Lt. Gen. George Monahan, director of the Pentagon’s SDI Organization, recently warned that the Arrow and other “Star Wars” projects would have to be slowed down if Congress approves a 1990 Pentagon SDI budget lower than $4.1 billion.

The greater threat to the U.S.-Israeli program has been cancellation, which Monahan said would occur if Congress does not set aside at least $3.2 billion for the Pentagon’s SDI program for the 1990 fiscal year, which begins Oct. 1.

In approving the 1990 Department of Defense authorization bill, the House cut the Pentagon’s SDI program to $2.8 billion, while the Senate approved a funding level of $4.2 billion.

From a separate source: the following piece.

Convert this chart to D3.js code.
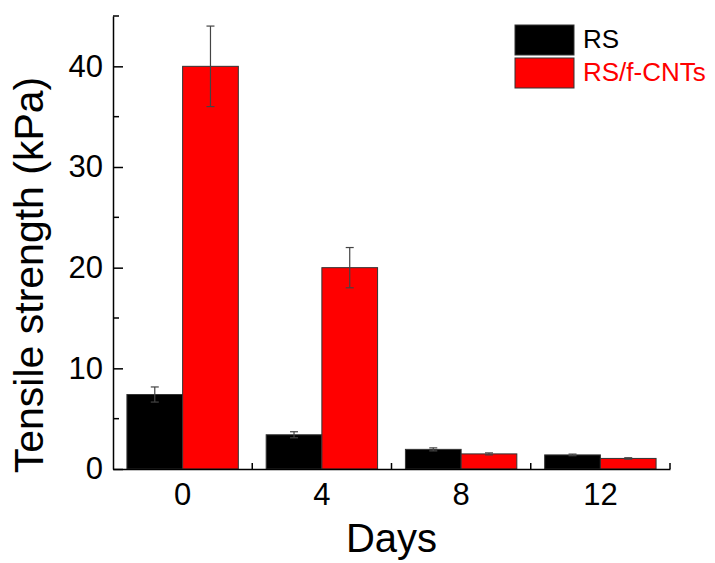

Both houses set aside additional SDI funds for the Department of Energy.

When a House-Senate conference committee meets in September to strike a compromise between the two bills, it is expected to agree on a figure halfway between $2.8 billion and $4.2 billion, which would be high enough to save the program.

Israel, which was one of the first countries to join the United States in Star Wars research, wants to develop the Arrow for protection against Soviet SS-21 missiles in Syria and Chinese surface-to-surface missiles sold to Saudi Arabia.

Since 1986, Israel has received nearly $86 million from the Pentagon to conduct research on the feasibility of building the Arrow.

Under an agreement Israel signed in 1987, it is to receive another $72 million next year, but that portion of the contract has to be renegotiated. Israel is financing 20 percent of the research effort.

Unlike other funds that Israel receives from the United States, money from the SDI program is designated by the Pentagon, and not by Congress. If the Arrow program were eliminated, then Congress would likely try to set aside specific funds for it.